Last fall the Board of County Commissioners referred six revenue measures to the voters. We lost all six. The technical term for this performance is an "oh-fer" (i.e., 0-for-6). Lately the county seems to have more "oh-fers" than the Detroit Tigers.
With a shortfall of revenue, the county has resorted to fee increases to pay for certain services. Cynics say it's just the law of supply and demand: If you're going to reduce the supply of services, you might as well reduce the demand by charging more for the services you still provide. In reality, we're not that clever. We're just broke.
Recently I supported a fee increase for developers seeking permits from the Land Management Division (LMD). I wasn't thrilled to charge more for permits, but LMD needs the money to do its job. The problem with a fee-based budget is that revenue goes down when building goes down. Critics claim that LMD has a natural incentive to grant permits for big multi-stage projects, so LMD can collect fees at each step of the way. (One critic says that LMD stands for "Let's Make a Deal.") I believe that LMD is more scrupulous than that, but I hope some day we can support LMD from the general fund again so we can avoid any appearance of bias. How comfortable would you feel in court if your opponent were paying the judge's salary?
While I supported the fee increase for LMD, I refused to impose an admission fee for the county park at Mount Pisgah. I'm happy to report that Pisgah is still free. When the board voted again on the Pisgah fee last week, I joined a 3-2 majority with Anna Morrison and Pete Sorenson to reject the proposed fee. If Anna and Pete oppose something together, it's probably a bad idea. (Orrin Hatch and Ted Kennedy team up more often than Anna and Pete.)

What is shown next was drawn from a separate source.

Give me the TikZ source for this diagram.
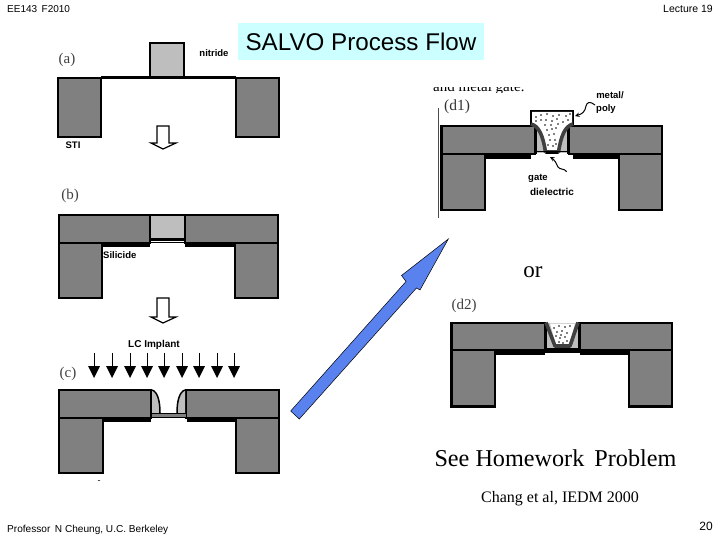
\documentclass[tikz,border=0pt]{standalone}
\usepackage{fontspec}
\setmainfont{Liberation Serif}
\newfontfamily\arialf{Liberation Sans}
\begin{document}
\begin{tikzpicture}[x=1pt,y=-1pt,
  block/.style={fill=stigray,draw=black,line width=2.3pt,line join=miter},
  nitr/.style={fill=nitgray,draw=black,line width=2.3pt},
  silic/.style={fill=black,draw=none},
  hollow/.style={fill=white,draw=black,line width=1.2pt},
  txt/.style={inner sep=0pt,anchor=center},
  sf/.style={txt,font=\arialf\fontsize{10}{11}\selectfont},
  lab/.style={txt,font=\arialf\bfseries\fontsize{9.5}{10}\selectfont},
  fig/.style={txt,font=\fontsize{15}{16}\selectfont,text=black!75},
  ugate/.style={line width=3.6pt,draw=ugray,line join=round},
  squig/.style={line width=1pt,->,>=stealth}]
\definecolor{stigray}{HTML}{808080}
\definecolor{nitgray}{HTML}{BEBEBE}
\definecolor{titlebg}{HTML}{CCFFFF}
\definecolor{bigblue}{HTML}{5A82EE}
\definecolor{ugray}{HTML}{404040}
\useasboundingbox (0,0) rectangle (720,540);
\fill[white] (0,0) rectangle (720,540);
% headers
\node[sf,anchor=west] (hdl) at (7,9) {EE143\, F2010};
\node[sf,anchor=east,font=\arialf\fontsize{10.5}{11}\selectfont] (hdr) at (713,9) {Lecture 19};
\node[sf,anchor=west,font=\arialf\fontsize{10.1}{11}\selectfont] (foot) at (7,530) {Professor\, N Cheung, U.C. Berkeley};
\node[txt,anchor=east,font=\arialf\fontsize{12}{13}\selectfont] (num) at (713,526) {20};
% title
\fill[titlebg] (238,23) rectangle (484,60);
\node[txt,font=\arialf\fontsize{24.2}{26}\selectfont] (title) at (361,42) {SALVO Process Flow};
% (a)
\draw[line width=2.3pt] (101,77.5) -- (236,77.5);
\draw[block] (58,78) rectangle (101,137);
\draw[block] (236,78) rectangle (279,137);
\draw[nitr] (150,43) rectangle (184,78);
\fill (150,76.5) rectangle (184,79.5);
\node[fig] (la) at (67,60) {(a)};
\node[lab] (ln) at (214,53) {nitride};
\node[lab] (ls) at (73,145) {STI};
\draw[hollow] (157,126) -- (169,126) -- (169,143) -- (176,143) -- (163,149) -- (151,143) -- (157,143) -- cycle;
% (b)
\draw[block] (59,215) rectangle (150,243);
\draw[block] (185,215) rectangle (278,243);
\draw[block] (59,243) rectangle (102,298);
\draw[block] (235,243) rectangle (278,298);
\fill[nitgray] (151,216) rectangle (184,238);
\draw[line width=1.5pt] (150,215) -- (185,215);
\fill (150,238) rectangle (185,240.5);
\draw[line width=1pt] (150,242.5) -- (185,242.5);
\fill[silic] (102,243) rectangle (150,247);
\fill[silic] (185,243) rectangle (235,247);
\node[fig] (lb) at (70,196) {(b)};
\node[lab,anchor=west] (lsi) at (103,255) {Silicide};
\draw[hollow] (157,298) -- (169,298) -- (169,317) -- (176,317) -- (163,323) -- (151,317) -- (157,317) -- cycle;
% (c)
\draw[block] (59,390) rectangle (151,418);
\draw[block] (186,390) rectangle (279,418);
\draw[block] (59,418) rectangle (103,473);
\draw[block] (236,418) rectangle (279,473);
\fill[silic] (103,418) rectangle (151,422);
\fill[silic] (187,418) rectangle (236,422);
\fill[nitgray,draw=none] (152,391) .. controls (158,393) and (160,402) .. (160,413) -- (152,413) -- cycle;
\fill[nitgray,draw=none] (185,391) .. controls (179,393) and (177,402) .. (177,413) -- (185,413) -- cycle;
\draw[line width=1.5pt] (152,390) .. controls (158,392) and (160,402) .. (160,413);
\draw[line width=1.5pt] (185,390) .. controls (179,392) and (177,402) .. (177,413);
\draw[fill=stigray,line width=1pt] (151,413.5) rectangle (186,417);
\node[lab,font=\arialf\bfseries\fontsize{10}{11}\selectfont] (ll) at (154,345) {LC Implant};
\node[fig] (lc) at (68,374) {(c)};
\foreach \i/\x in {1/94,2/112,3/130,4/147,5/164,6/182,7/199,8/217,9/234}{
  \coordinate (s\i) at (\x,353);
  \coordinate (e\i) at (\x,378);
  \draw[line width=1pt] (s\i) -- (\x,367);
  \fill (\x-6,366) -- (\x+6,366) -- (e\i) -- cycle;
}
\node[txt,font=\arialf\fontsize{9}{9}\selectfont] (dash) at (99,482) {-};
% big arrow
\draw[fill=bigblue,draw=black,line width=.5pt] (448.3,239) -- (401.5,275.5) -- (406,281.5) -- (290.7,411) -- (299.3,419) -- (416.5,288) -- (420,290) -- cycle;
% (d1)
\draw[black!70,line width=.8pt] (438.3,108) -- (438.3,218);
\begin{scope}
\clip (430,87.5) rectangle (540,92.5);
\node[txt,anchor=base west,font=\fontsize{15}{16}\selectfont] (dtop) at (433,92) {and metal gate:};
\end{scope}
\node[fig,font=\fontsize{15.5}{17}\selectfont,text=black!80] (ld1) at (457,107) {(d1)};
\draw[block] (441.5,126) rectangle (535,154);
\draw[block] (569,126) rectangle (662,154);
\draw[block] (441.5,154) rectangle (485,210);
\draw[block] (619,154) rectangle (662,210);
\fill[silic] (485,154) rectangle (531,159.5);
\fill[silic] (573,154) rectangle (619,159.5);
\fill[nitgray] (535,127) rectangle (569,153);
\fill (534.5,126) rectangle (537,154);
\fill (567,126) rectangle (569.5,154);
\draw[line width=2.3pt,fill=white] (531,126) -- (531,111) -- (573,111) -- (573,126);
\fill[white] (532,112) -- (572,112) -- (572,125) .. controls (565,127) and (562,135) .. (559,150) -- (546,150) .. controls (543,135) and (539,127) .. (532,125) -- cycle;
\draw[ugate] (531,124) .. controls (539,126) and (543,136) .. (545.5,152) -- (558.5,152) .. controls (561,136) and (565,126) .. (573,124);
\fill (546,151) rectangle (558,154);
\draw[line width=1pt] (535,151.5) -- (569,151.5);
\foreach \x/\y in {536/117,541/115,547/114,553/116,559/115,566/116,570/114,536/121,541/120,546/120,552/121,557/119,563/122,568/120,545/125,551/125,558/124,547/130,552/129,556/128,549/135,554/134,550/140,555/140,548/145,553/146,556/144}{
  \fill (\x,\y) circle[radius=.9];
}
\node[lab] (lm) at (610,95) {metal/};
\node[lab] (lp) at (606,109) {poly};
\node[lab] (lg) at (538,178) {gate};
\node[lab,font=\arialf\bfseries\fontsize{10}{11}\selectfont] (ld) at (552,191.5) {dielectric};
\coordinate (sq1) at (595,105);
\coordinate (sq2) at (575,116);
\coordinate (sq3) at (566.7,171.7);
\coordinate (sq4) at (550,157);
\draw[squig] (sq1) .. controls (590,101) and (587,102) .. (586,106) .. controls (585,112) and (582,114) .. (sq2);
\draw[squig] (sq3) .. controls (564,168) and (560,170) .. (558,167) .. controls (556,163) and (555,160) .. (sq4);
% or
\node[txt,font=\fontsize{23}{25}\selectfont] (or) at (533,272) {or};
% (d2)
\node[fig] (ld2) at (464,306) {(d2)};
\draw[block] (451.5,323) rectangle (545,350);
\draw[block] (579.5,323) rectangle (672,350);
\draw[block] (451.5,350) rectangle (495,406.5);
\draw[block] (629,350) rectangle (672,406.5);
\fill[silic] (495,350) rectangle (545,354.5);
\fill[silic] (580,350) rectangle (629,354.5);
\fill[nitgray] (546,323) rectangle (579,348);
\fill (544.5,323) rectangle (547,353);
\fill (578,323) rectangle (580.5,353);
\fill (545,347.5) rectangle (580,352.5);
\fill[white] (550,323.5) -- (575,323.5) -- (569,345) -- (556,345) -- cycle;
\draw[ugate] (546,322.5) -- (555,346) -- (570,346) -- (578,322.5);
\foreach \x/\y in {554/328,559/326,565/327,570/326,557/332,562/331,567/333,556/336,560/338,565/337,559/342,563/343,567/341,561/335}{
  \fill (\x,\y) circle[radius=.9];
}
% captions
\node[txt,font=\fontsize{24.2}{26}\selectfont] (hw) at (555.5,458) {See Homework\, Problem};
\node[txt,font=\fontsize{16}{18}\selectfont] (ch) at (560,499) {Chang et al, IEDM 2000};
\end{tikzpicture}
\end{document}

Why not charge for Pisgah? Stop and think about what makes that park special. It's not a boat ramp. It's not a water slide. It's nature. This park lacks the man-made amenities that have justified fees at other county parks. Pisgah is named after the biblical mountain where Moses stood when he first viewed the promised land. I reread the book of Deuteronomy the other day, and I somehow missed the part about Moses paying an admission fee.
I understand that the Parks Department needs $177,000 in new revenue to cover maintenance costs throughout the parks system. I've proposed fee increases totaling $130,000, including increases in fees that companies pay for large picnics at county parks. Last month I even gave tentative approval for a $2 fee at Pisgah. But on reflection, I think Lane County needs to have at least one major park that is always free for individuals and small groups. The best choice for that free park is Mount Pisgah — where nature, not man, did all the heavy lifting.
Even if you share Lane County's current fee-mania, it's hard to know where to draw the line. Why not charge the public a $2 fee to use the bathrooms in the county building? The arguments for a bathroom fee would be identical to the arguments for new fees at Mount Pisgah and LMD. The public uses the service; the cost to the county increases with each use; and we could probably extort the fee from people who are committed to using the service. There's no end to the possibilities once you accept the premise that users of a service should pay a fee for it.
But let's not blame the county staffers who are trying to scrape together money for their programs. The real fault lies with our collective lack of will to fund government adequately. The New York Times ran a story May 1 characterizing Oregon as the "Mississippi of the West." I e-mailed the story to my college buddy who lives in Mississippi, and he fired back, "I think that comparison is insulting to Mississippi." Ouch! Maybe we should charge a fee for ridiculing our state. That would put some money in the coffers.
Tom Lininger is county commissioner for the East Lane District.